As a licensed marriage therapist and CEO of Vienna-based Group Therapy Associates, Esther Boykin specializes in healing trauma and relationships, including the relationship you have with yourself. And, according to her, the latter is essential as we look ahead to a reality beyond the four walls of our homes. Here, Boykin shares tips and tricks for properly transitioning to life once the stay-at-home order is lifted.
What is going to be the biggest challenge for people transitioning from this isolation period to a new normal?
The collective uncertainty. As a community, a country, we are going through a traumatic experience and have all really been forced to go into survival mode, which means different things for different people. When the transition gets to whatever the new normal is, we will have to notice and recognize that we are going to see something different than what we remembered back in February.
I think being fearful and being irritable is something many are going to experience, and they probably weren’t expecting it. It’s important to be compassionate with others—going into the transition with a mindset that, “I’m not sure how this is going to feel for me or for others, but that is OK.” So not setting expectations and being gentle both toward yourself and to others is essential, as well as maintaining open communication with family and friends.
How can people make this transition as easy as possible?
The main thing to ask is, “Can I bring what works best for me right now to the new reality?” In the first few weeks of this [stay-at-home order], people definitely noticed how they acted under stress and made changes based on those emotions. A lot of my clients who are extroverts have found that they actually do have a need for more alone time. Individuals need to translate this into the new reality. So, say daily walks really worked to calm the mind, you should implement that into your routine when you eventually return to work, school, etc.
How can parents help their kids return to school when the time comes?
Hopefully a lot of families have learned under fire what works for the kids, as well as the entire family unit. In general, every kid needs some kind of predictability and consistency. These initial changes happened with very little notice and we couldn’t do anything about that. As we move closer to going back to school, it’s important to sit down with kids and have that conversation about what might be scary about returning. Different kids take things in different ways, and many are going to be really anxious about knowing what’s safe. You can combat that with open communication, it’s the most important thing.

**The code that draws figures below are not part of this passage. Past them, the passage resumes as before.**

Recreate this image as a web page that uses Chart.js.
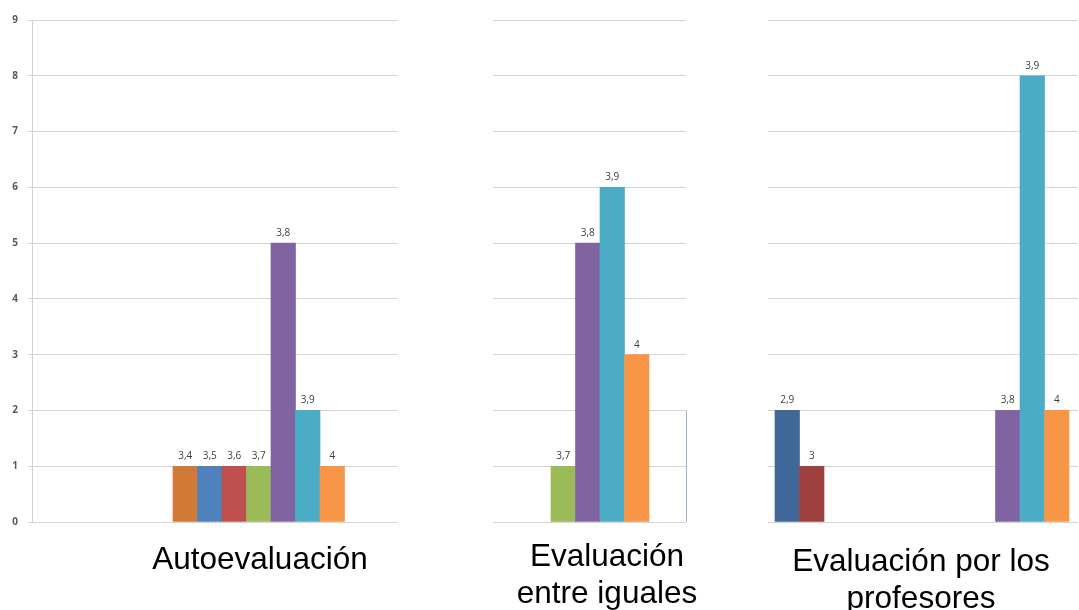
<!DOCTYPE html>
<html>
<head>
<meta charset="utf-8">
<script src="https://cdn.jsdelivr.net/npm/chart.js@4/dist/chart.umd.min.js"></script>
<style>
  body { margin: 0; background: #fff; }
  #wrap { position: relative; width: 1079px; height: 610px; overflow: hidden; }
  canvas { position: absolute; left: 0; top: 0; }
  .titulo { position: absolute; font-family: "Liberation Sans", Arial, sans-serif; font-size: 31.5px;
            line-height: 37px; color: #000; text-align: center; width: 320px; }
</style>
</head>
<body>
<div id="wrap">
  <canvas id="autoChart" width="1079" height="610"></canvas>
  <canvas id="igualesChart" width="1079" height="610"></canvas>
  <canvas id="profChart" width="1079" height="610"></canvas>
  <div class="titulo" style="left:100px; top:540px;">Autoevaluación</div>
  <div class="titulo" style="left:447px; top:537px;">Evaluación<br>entre iguales</div>
  <div class="titulo" style="left:761px; top:542px;">Evaluación por los<br>profesores</div>
</div>
<script>
// series (notas medias) y sus colores
const notas = ["2,9", "3", "3,1", "3,2", "3,3", "3,4", "3,5", "3,6", "3,7", "3,8", "3,9", "4"];
const colores = ["#3F6797", "#9E413E", "#7F9C47", "#6A5286", "#3B8FA5", "#D17A38",
                 "#4F81BD", "#C0504D", "#9BBB59", "#8064A2", "#4BACC6", "#F79646"];

// número de alumnos por nota
const autoevaluacion = [0, 0, 0, 0, 0, 1, 1, 1, 1, 5, 2, 1];
const entreIguales   = [0, 0, 0, 0, 0, 0, 0, 0, 1, 5, 6, 3];
const profesores     = [2, 1, 0, 0, 0, 0, 0, 0, 0, 2, 8, 2];

const yTicks = [0, 1, 2, 3, 4, 5, 6, 7, 8, 9];

// etiquetas encima de cada barra
const etiquetas = {
    id: "etiquetas",
    afterDatasetsDraw(chart) {
        const ctx = chart.ctx;
        const meta = chart.getDatasetMeta(0);
        ctx.save();
        ctx.font = "10px 'Open Sans'";
        ctx.fillStyle = "#404040";
        ctx.textAlign = "center";
        ctx.textBaseline = "bottom";
        meta.data.forEach((bar, i) => {
            const v = chart.data.datasets[0].data[i].y;
            if (!v) return;
            if (bar.x < chart.chartArea.left || bar.x > chart.chartArea.right) return;
            ctx.fillText(notas[i], bar.x, bar.y - 5);
        });
        ctx.restore();
    }
};

// el recuadro azul que se ve a la derecha del gráfico central
const recuadro = {
    id: "recuadro",
    afterDraw(chart, args, opts) {
        if (!opts.mostrar) return;
        const y = chart.scales.y;
        const ctx = chart.ctx;
        ctx.save();
        ctx.strokeStyle = "#9DB3D6";
        ctx.lineWidth = 1;
        ctx.beginPath();
        ctx.moveTo(chart.chartArea.right + 0.5, y.getPixelForValue(2));
        ctx.lineTo(chart.chartArea.right + 0.5, y.getPixelForValue(0));
        ctx.stroke();
        ctx.restore();
    }
};

function crearGrafico(id, valores, xMin, xMax, padLeft, padRight, conEje) {
    const ctx = document.getElementById(id).getContext("2d");
    return new Chart(ctx, {
        type: "bar",
        data: {
            datasets: [{
                data: valores.map((v, i) => ({ x: i, y: v || null })),
                backgroundColor: colores,
                borderWidth: 0,
                barPercentage: 1,
                categoryPercentage: 1
            }]
        },
        options: {
            responsive: false,
            animation: false,
            layout: { padding: { left: padLeft, right: padRight, top: 20, bottom: 88 } },
            plugins: {
                legend: { display: false },
                tooltip: { enabled: false },
                recuadro: { mostrar: id === "igualesChart" }
            },
            scales: {
                x: {
                    type: "linear",
                    bounds: "data",
                    offset: false,
                    min: xMin,
                    max: xMax,
                    display: false,
                    grid: { offset: false },
                    afterBuildTicks: s => { s.ticks = notas.map((n, i) => ({ value: i })); }
                },
                y: {
                    min: 0,
                    max: 9,
                    afterFit: s => { s.width = conEje ? 32 : 0; },
                    afterBuildTicks: s => { s.ticks = yTicks.map(v => ({ value: v })); },
                    border: { display: conEje, color: "#D0D0D0" },
                    grid: { color: "#D4D4D4", drawTicks: conEje, tickLength: 4 },
                    ticks: {
                        display: conEje,
                        color: "#595959",
                        padding: 10,
                        font: { size: 10, family: "'Open Sans'", weight: "bold" }
                    }
                }
            }
        },
        plugins: [etiquetas, recuadro]
    });
}

crearGrafico("autoChart", autoevaluacion, -1.2551, 13.643, 0, 682, true);
crearGrafico("igualesChart", entreIguales, 5.1327, 13.010, 493, 393, false);
crearGrafico("profChart", profesores, -0.7857, 11.867, 768, 1, false);
</script>
</body>
</html>
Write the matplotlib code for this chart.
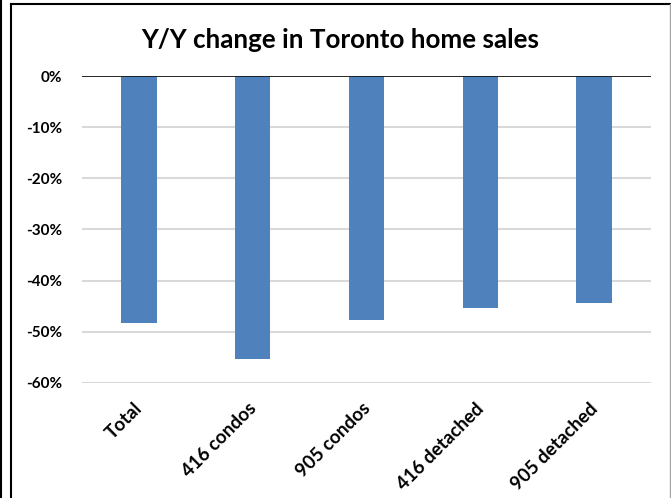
import matplotlib.pyplot as plt
from matplotlib.lines import Line2D
from matplotlib.ticker import FuncFormatter
from matplotlib.transforms import ScaledTranslation

categories = ['Total', '416 condos', '905 condos', '416 detached', '905 detached']
yy_change = [-48.2, -55.3, -47.7, -45.3, -44.4]
yticks = [0, -10, -20, -30, -40, -50, -60]

bar_color = '#4f81bd'
plt.rcParams['font.family'] = ['Lato', 'DejaVu Sans']

W, H = 671, 498
fig = plt.figure(figsize=(W/100, H/100), dpi=100)
ax = fig.add_axes([82/W, 1 - 383/H, (651-82)/W, (383-76)/H])

ax.bar(range(len(categories)), yy_change, width=0.31, color=bar_color, zorder=2)
ax.set_xlim(-0.5, len(categories) - 0.5)
ax.set_ylim(-60, 0)
ax.set_yticks(yticks)
ax.yaxis.set_major_formatter(FuncFormatter(lambda v, p: '%d%%' % v))
ax.grid(axis='y', color='#d9d9d9', linewidth=1.5, zorder=0)
ax.axhline(0, color='#1a1a1a', linewidth=1.3, zorder=3)
for s in ax.spines.values():
    s.set_visible(False)
ax.tick_params(length=0)
ax.tick_params(axis='y', pad=14, labelsize=11)
ax.set_xticks(range(len(categories)))
ax.set_xticklabels(categories, rotation=45, ha='right', rotation_mode='anchor',
                   fontsize=13.5, fontweight='bold')
for lab in ax.get_yticklabels():
    lab.set_fontweight('bold')
ax.tick_params(axis='x', pad=12)
shift = ScaledTranslation(-5/100, 0, fig.dpi_scale_trans)
for lab in ax.get_xticklabels():
    lab.set_transform(lab.get_transform() + shift)

fig.text(340/W, 1 - 40/H, 'Y/Y change in Toronto home sales', ha='center', va='center',
         fontsize=18.7, fontweight='bold')

# chart frame
def fline(x0, y0, x1, y1, color='black', lw=1.5):
    fig.add_artist(Line2D([x0/W, x1/W], [1 - y0/H, 1 - y1/H], transform=fig.transFigure,
                          color=color, linewidth=lw))

fline(10.5, 4.5, 671, 4.5)
fline(10.5, 4.5, 10.5, 498)
fline(669.5, 4.5, 669.5, 498, color='#a6a6a6', lw=1)
fline(1, 0, 1, 498)

fig.savefig('out.png', dpi=100)
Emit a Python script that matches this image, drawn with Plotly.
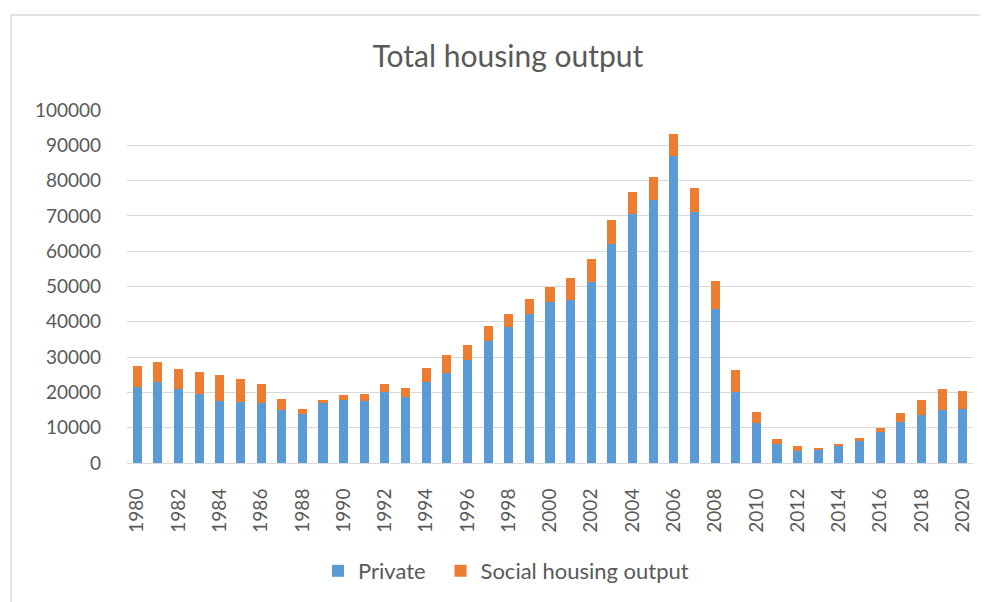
import plotly.graph_objects as go

years = list(range(1980, 2021))
private = [21500, 23000, 20900, 19600, 17700, 17300, 16900, 15100, 13900, 17000,
           17800, 17600, 20200, 18700, 23000, 25500, 29100, 34700, 38500, 42200,
           45600, 46300, 51200, 62100, 70600, 74400, 87100, 71000, 43700, 20100,
           11400, 5300, 3300, 3700, 4900, 6300, 8900, 11700, 13500, 15100, 15300]
social = [6100, 5700, 5700, 6300, 7200, 6400, 5600, 3100, 1500, 900,
          1600, 1900, 2200, 2500, 3800, 5000, 4400, 4100, 3700, 4300,
          4200, 6200, 6500, 6600, 6300, 6500, 6200, 7000, 7900, 6200,
          3100, 1600, 1400, 600, 500, 700, 900, 2600, 4300, 5900, 5200]
y_ticks = [0, 10000, 20000, 30000, 40000, 50000, 60000, 70000, 80000, 90000, 100000]

FONT = "Lato"
TXT = "#595959"

fig = go.Figure()
fig.add_trace(go.Bar(x=years, y=private, name="Private", marker_color="#5B9BD5",
                     marker_line_width=0, legend="legend"))
fig.add_trace(go.Bar(x=years, y=social, name="Social housing output", marker_color="#ED7D31",
                     marker_line_width=0, legend="legend2"))

leg_common = dict(orientation="h", xanchor="left", y=-0.306, yanchor="middle",
                  font=dict(family=FONT, size=22, color=TXT), bgcolor="rgba(0,0,0,0)")

fig.update_layout(
    width=988, height=602,
    barmode="stack", bargap=0.56,
    paper_bgcolor="white", plot_bgcolor="white",
    margin=dict(l=119, r=23, t=102, b=147, autoexpand=False),
    font=dict(family=FONT, color=TXT),
    title=dict(text="Total housing output", x=0.506, xanchor="center",
               y=0.919, yanchor="middle", font=dict(family=FONT, size=30, color=TXT)),
    showlegend=True,
    legend=dict(x=0.2258, **leg_common),
    legend2=dict(x=0.3706, **leg_common),
    xaxis=dict(range=[1979.5, 2020.5], tick0=1980, dtick=2, tickangle=-90,
               showgrid=False, showline=True, linecolor="#d9d9d9", linewidth=1,
               ticks="", tickfont=dict(family=FONT, size=19, color=TXT),
               ticklabelstandoff=17),
    yaxis=dict(range=[0, 100000], tickvals=y_ticks, tickformat="d",
               showgrid=True, gridcolor="#d9d9d9", gridwidth=1.3,
               zeroline=False, showline=False, ticks="",
               tickfont=dict(family=FONT, size=19, color=TXT), ticklabelstandoff=25),
    shapes=[dict(type="rect", xref="paper", yref="paper",
                 x0=-0.137, x1=1.05, y0=-0.45, y1=1.269,
                 line=dict(color="#e3e3e3", width=2), fillcolor="rgba(0,0,0,0)",
                 layer="below")],
)

fig.write_html("out.html")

What is the go-to regimen you recommend people implement for maintaining overall mental health and well-being?
If you haven’t already, develop a daily, weekly or monthly self-care routine and stick to it. It’s going to be easy for people to think that now that isolation is done, self-care regimens are not required anymore, but that is so not the case. You need to continue to take care of yourself on a regular basis.
There are four basic quadrants to think about: What am I doing to take care of myself emotionally, physically, spiritually—in terms of your purpose—and how do I take care of myself in connection with others? I really recommend people look at those four areas regularly and give it a number, one through 10, to consider how well you take care of yourself in each specific quadrant. Then, pick and commit to one or two actions to change; things you’ll do a bit better. Whether that’s connecting with people in person or eating a bit healthier each day, it can be simple and small. However long isolation lasts, people should expect it to take at least twice the amount of time to settle into whatever our new normal looks like, and self check-ins will help with that.